Wednesday, May 04, 2005

Mary Ann McCall

Today is the birthday of jazz singer Mary Ann McCall. She was born in 1919 and if still alive today (she died in '94) would be. . .oh to hell with it, you do the math.

McCall is one of the most underestimated of the big band era singers. I don't think she recorded too much on her own after that: I have a Jubilee lp, Detour to the Moon and a Coral lp, Melancholy Baby, both circa late fiftes - early sixties. Also an album and a few odd singles for the Regent label in the fifties. All of the Regents were arranged by Ernie Wilkins. She also appears on the 1977 LP the Woody Herman 40th Anniversary Carnegie Hall Concert, produced for records by my deeply-missed friend, the late Nat Shapiro. Herman's band, of course, is the one most closely associated with McCall.

I’m glad I had the good sense to check her out sometime during the early 80s when she was singing at a little bar in the airport Hilton, near LAX. I could hardly believe my eyes when I saw the little squib announcing her appearance in a local handout. Oh, they must be keeping it very low key to keep the crowds away. And so I arrived there extra early. That is how naive I was a mere two decades ago.

You've probably already guessed the rest: with the exception of myself, there was practically no one else there. I had McCall and another equally great jazz artist, Nat Pierce, her accompanist, pretty much all to myself. And I went back again and again, weekend after weekend and got to know her pretty well. She would always sit with me between sets and schmooze.
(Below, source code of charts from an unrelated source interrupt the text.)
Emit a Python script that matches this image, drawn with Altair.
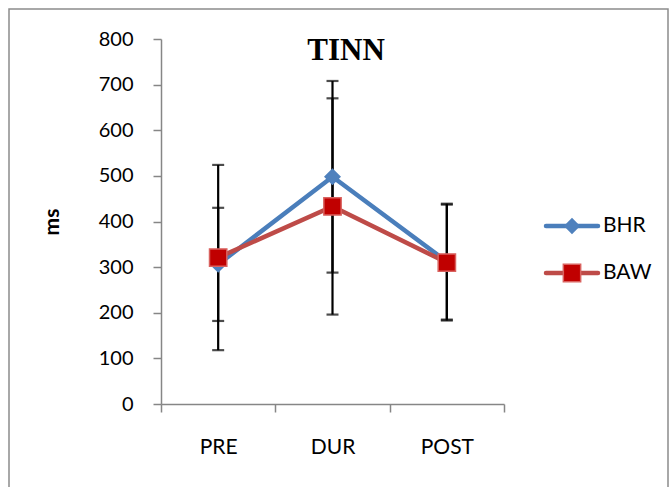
import altair as alt
import pandas as pd

periods = ["PRE", "DUR", "POST"]
series = ["BHR", "BAW"]
bhr_mean = [306, 498, 312]
bhr_err = [124, 210, 127]
baw_mean = [321, 433, 310]
baw_err = [203, 237, 127]
y_ticks = [0, 100, 200, 300, 400, 500, 600, 700, 800]

rows = []
for s, means, errs in (("BHR", bhr_mean, bhr_err), ("BAW", baw_mean, baw_err)):
    for p, m, e in zip(periods, means, errs):
        rows.append({"period": p, "series": s, "mean": m, "lo": m - e, "hi": m + e})
df = pd.DataFrame(rows)

FONT = "Lato"
BLUE_LINE = "#4A7EBB"
BLUE_MARK = "#4F81BD"
RED_LINE = "#BE4B48"
RED_FILL = "#C00000"

x_enc = alt.X("period:N", sort=periods, title=None,
              scale=alt.Scale(paddingInner=0, paddingOuter=0),
              axis=alt.Axis(labelAngle=0, labelFontSize=21, labelFont=FONT, labelColor="#000",
                            labelPadding=24, tickSize=8, tickBand="extent",
                            domainColor="#868686", tickColor="#868686", domainWidth=1.5, tickWidth=1.5))
y_scale = alt.Scale(domain=[0, 800], nice=False)
y_axis = alt.Axis(values=y_ticks, labelFontSize=20, labelFont=FONT, labelColor="#000",
                  labelPadding=20, tickSize=8, grid=False, title="ms",
                  titleFont=FONT, titleFontSize=21, titleFontWeight="bold", titleColor="#000",
                  titlePadding=36, domainColor="#868686", tickColor="#868686",
                  domainWidth=1.5, tickWidth=1.5)

base = alt.Chart(df)

color_scale = alt.Scale(domain=series, range=[BLUE_LINE, RED_LINE])

lines = base.mark_line(strokeWidth=4.5).encode(
    x=x_enc,
    y=alt.Y("mean:Q", scale=y_scale, axis=y_axis),
    color=alt.Color("series:N", scale=color_scale, legend=None),
    detail="series:N",
)

err_rule = base.mark_rule(color="black", strokeWidth=2.2).encode(
    x=alt.X("period:N", sort=periods),
    y=alt.Y("lo:Q", scale=y_scale),
    y2="hi:Q",
)
cap_lo = base.mark_tick(color="black", thickness=2.2, size=12, orient="horizontal").encode(
    x=alt.X("period:N", sort=periods),
    y=alt.Y("lo:Q", scale=y_scale),
)
cap_hi = base.mark_tick(color="black", thickness=2.2, size=12, orient="horizontal").encode(
    x=alt.X("period:N", sort=periods),
    y=alt.Y("hi:Q", scale=y_scale),
)

bhr_pts = base.transform_filter(alt.datum.series == "BHR").mark_point(
    shape="diamond", filled=True, fill=BLUE_MARK, stroke=BLUE_MARK, size=200, opacity=1
).encode(x=alt.X("period:N", sort=periods), y=alt.Y("mean:Q", scale=y_scale))

baw_pts = base.transform_filter(alt.datum.series == "BAW").mark_point(
    shape="square", filled=True, fill=RED_FILL, stroke="#D9625F", strokeWidth=1.5, size=300, opacity=1
).encode(x=alt.X("period:N", sort=periods), y=alt.Y("mean:Q", scale=y_scale))

title = alt.Chart(pd.DataFrame({"t": ["TINN"]})).mark_text(
    font="Liberation Serif", fontSize=31, fontWeight="bold", color="#000", baseline="alphabetic", align="center"
).encode(x=alt.value(185), y=alt.value(21), text="t:N")

frame = alt.Chart(pd.DataFrame({"a": [0]})).mark_rect(
    fill=None, stroke="#8C8C8C", strokeWidth=1.5
).encode(x=alt.value(-152), x2=alt.value(507), y=alt.value(-30), y2=alt.value(470))

# legend
leg_layers = []
for name, yy, lc, shape, fill, stroke, sz in (
    ("BHR", 187, BLUE_LINE, "diamond", BLUE_MARK, BLUE_MARK, 200),
    ("BAW", 234, RED_LINE, "square", RED_FILL, "#D9625F", 300),
):
    d = pd.DataFrame({"s": [name]})
    leg_layers.append(alt.Chart(d).mark_rule(color=lc, strokeWidth=4.5, strokeCap="round").encode(
        x=alt.value(385), x2=alt.value(437), y=alt.value(yy)))
    leg_layers.append(alt.Chart(d).mark_point(shape=shape, filled=True, fill=fill, stroke=stroke,
                                               strokeWidth=1.5, size=sz, opacity=1).encode(
        x=alt.value(411), y=alt.value(yy)))
    leg_layers.append(alt.Chart(d).mark_text(font=FONT, fontSize=21, color="#000", align="left",
                                              baseline="middle").encode(
        x=alt.value(442), y=alt.value(yy), text="s:N"))

chart = alt.layer(frame, lines, err_rule, cap_lo, cap_hi, bhr_pts, baw_pts, title, *leg_layers).properties(
    width=343, height=365,
    autosize=alt.AutoSizeParams(type="none"),
    padding={"left": 161, "top": 39, "right": 166, "bottom": 83},
    background="white",
).configure_view(stroke=None)

chart.save("out.html", embed_options={"renderer": "svg", "actions": False})
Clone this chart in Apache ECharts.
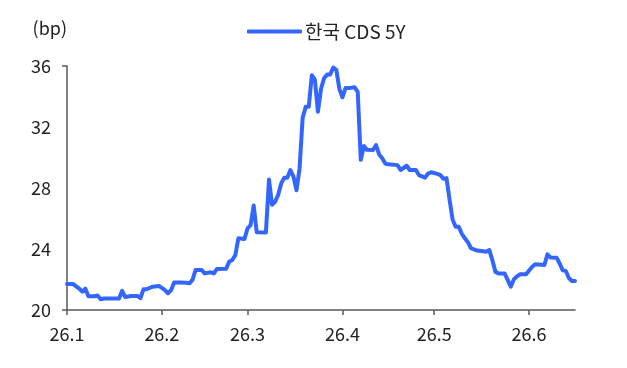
<!DOCTYPE html>
<html>
<head>
<meta charset="utf-8">
<script src="https://cdn.jsdelivr.net/npm/echarts@6/dist/echarts.min.js"></script>
<style>
  html, body { margin: 0; padding: 0; background: #ffffff; }
  #chart { width: 627px; height: 368px; }
</style>
</head>
<body>
<div id="chart"></div>
<script>
// Korea 5Y CDS spread (bp), daily observations
const seriesName = '한국 CDS 5Y';
const unitLabel = '(bp)';

const dates = [
  '2026-01-01','2026-01-03','2026-01-05','2026-01-06','2026-01-07','2026-01-08','2026-01-10','2026-01-11',
  '2026-01-12','2026-01-13','2026-01-15','2026-01-18','2026-01-19','2026-01-20','2026-01-22','2026-01-24',
  '2026-01-25','2026-01-26','2026-01-27','2026-01-29','2026-01-31',
  '2026-02-01','2026-02-02','2026-02-03','2026-02-04','2026-02-05','2026-02-07','2026-02-09','2026-02-10',
  '2026-02-11','2026-02-12','2026-02-14','2026-02-15','2026-02-17','2026-02-18','2026-02-19','2026-02-22',
  '2026-02-23','2026-02-24','2026-02-25','2026-02-26','2026-02-28',
  '2026-03-01','2026-03-02','2026-03-03','2026-03-04','2026-03-07','2026-03-08','2026-03-09','2026-03-10',
  '2026-03-11','2026-03-12','2026-03-13','2026-03-14','2026-03-15','2026-03-16','2026-03-17','2026-03-18',
  '2026-03-19','2026-03-20','2026-03-21','2026-03-22','2026-03-23','2026-03-24','2026-03-25','2026-03-26',
  '2026-03-27','2026-03-28','2026-03-29','2026-03-30','2026-03-31',
  '2026-04-01','2026-04-02','2026-04-03','2026-04-05','2026-04-06','2026-04-07','2026-04-08','2026-04-09',
  '2026-04-11','2026-04-12','2026-04-13','2026-04-14','2026-04-15','2026-04-16','2026-04-19','2026-04-20',
  '2026-04-22','2026-04-23','2026-04-25','2026-04-26','2026-04-28','2026-04-29','2026-04-30',
  '2026-05-02','2026-05-03','2026-05-04','2026-05-05','2026-05-06','2026-05-07','2026-05-08','2026-05-09',
  '2026-05-10','2026-05-11','2026-05-12','2026-05-13','2026-05-15','2026-05-17','2026-05-18','2026-05-19',
  '2026-05-20','2026-05-21','2026-05-22','2026-05-24','2026-05-25','2026-05-26','2026-05-27','2026-05-28',
  '2026-05-29','2026-05-31',
  '2026-06-02','2026-06-03','2026-06-06','2026-06-07','2026-06-08','2026-06-10','2026-06-11','2026-06-12',
  '2026-06-13','2026-06-14','2026-06-15','2026-06-16'
];

const cds5y = [
  21.7, 21.7, 21.4, 21.2, 21.4, 20.9, 20.9, 20.95,
  20.7, 20.75, 20.75, 20.75, 21.25, 20.85, 20.92, 20.92,
  20.78, 21.36, 21.36, 21.53, 21.57,
  21.45, 21.3, 21.1, 21.3, 21.8, 21.8, 21.78, 21.75,
  21.97, 22.62, 22.62, 22.4, 22.47, 22.4, 22.69, 22.7,
  23.17, 23.28, 23.6, 24.7, 24.66,
  25.36, 25.57, 26.85, 25.1, 25.09, 28.55, 26.9, 27.1,
  27.55, 28.3, 28.68, 28.68, 29.18, 28.75, 27.85, 29.3,
  32.6, 33.33, 33.33, 35.4, 35.1, 33.0, 34.5, 35.2,
  35.45, 35.45, 35.9, 35.75, 34.5,
  33.95, 34.55, 34.55, 34.6, 34.3, 29.85, 30.75, 30.5,
  30.49, 30.82, 30.2, 29.95, 29.6, 29.55, 29.5, 29.18,
  29.46, 29.18, 29.18, 28.85, 28.68, 28.95, 29.03,
  28.93, 28.85, 28.6, 28.65, 27.25, 25.93, 25.46, 25.46,
  25.0, 24.7, 24.45, 24.05, 23.9, 23.85, 23.82, 23.93,
  23.27, 22.5, 22.4, 22.4, 21.97, 21.53, 22.0, 22.2,
  22.34, 22.34,
  22.84, 23.0, 22.95, 23.65, 23.45, 23.43, 23.04, 22.6,
  22.56, 22.1, 21.9, 21.9
];

// month-start tick positions and their labels
const monthTicks = ['2026-01-01','2026-02-01','2026-03-01','2026-04-01','2026-05-01','2026-06-01'];
const monthLabels = ['26.1','26.2','26.3','26.4','26.5','26.6'];
const yTicks = [20, 24, 28, 32, 36];

const DAY = 86400000;
// dates become day offsets from the first observation
const toDay = s => {
  const [y, m, d] = s.split('-').map(Number);
  return Math.round((Date.UTC(y, m - 1, d) - Date.UTC(2026, 0, 1)) / DAY);
};
const monthTickDays = monthTicks.map(toDay);
const seriesData = dates.map((d, i) => [toDay(d), cds5y[i]]);

const FONT = '"Noto Sans CJK KR", "Noto Sans", sans-serif';
const AXIS_COLOR = '#595959';
const TEXT_COLOR = '#222222';
const LINE_COLOR = '#3366ff';

const chart = echarts.init(document.getElementById('chart'), null, { renderer: 'canvas' });
chart.setOption({
  animation: false,
  textStyle: { fontFamily: FONT },
  grid: { left: 67, right: 52, top: 66, bottom: 58, containLabel: false },
  legend: {
    data: [{ name: seriesName, icon: 'roundRect' }],
    left: 242,
    top: 17,
    itemWidth: 55,
    itemHeight: 4,
    itemGap: 10,
    textStyle: { fontFamily: FONT, fontSize: 19, color: TEXT_COLOR, padding: [0, 0, 0, -2] }
  },
  xAxis: {
    type: 'value',
    min: toDay(dates[0]),
    max: toDay(dates[dates.length - 1]),
    axisLine: { show: true, lineStyle: { color: AXIS_COLOR, width: 1.5 } },
    axisTick: {
      show: true, inside: false, length: 5,
      customValues: monthTickDays,
      lineStyle: { color: AXIS_COLOR, width: 1.5 }
    },
    axisLabel: {
      customValues: monthTickDays,
      margin: 15,
      fontFamily: FONT, fontSize: 18, color: TEXT_COLOR,
      formatter: v => {
        const idx = monthTickDays.indexOf(v);
        return idx >= 0 ? monthLabels[idx] : '';
      }
    },
    splitLine: { show: false }
  },
  yAxis: {
    type: 'value',
    min: yTicks[0],
    max: yTicks[yTicks.length - 1],
    interval: 4,
    name: unitLabel,
    nameLocation: 'end',
    nameGap: 29,
    nameTextStyle: { fontFamily: FONT, fontSize: 18, color: TEXT_COLOR, align: 'right' },
    axisLine: { show: true, lineStyle: { color: AXIS_COLOR, width: 1.5 } },
    axisTick: {
      show: true, inside: false, length: 5,
      customValues: [yTicks[0], yTicks[yTicks.length - 1]],
      lineStyle: { color: AXIS_COLOR, width: 1.5 }
    },
    axisLabel: { margin: 16, fontFamily: FONT, fontSize: 18, color: TEXT_COLOR },
    splitLine: { show: false }
  },
  series: [{
    name: seriesName,
    type: 'line',
    data: seriesData,
    symbol: 'none',
    smooth: false,
    lineStyle: { color: LINE_COLOR, width: 4, join: 'round', cap: 'round' },
    itemStyle: { color: LINE_COLOR }
  }]
});
</script>
</body>
</html>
Even at this late grandmotherly stage in her career she was one of jazz singing's best kept secrets. I wish I had brought a tape recorder along with me to capture those extraordinary sets. She and Pierce had been musical cohorts for nearly four decades by that time. And it showed: No muss, no fuss, no killer lounge act pyrotechnics, just straight-ahead jazz singing and piano. She just sang the songs and went home!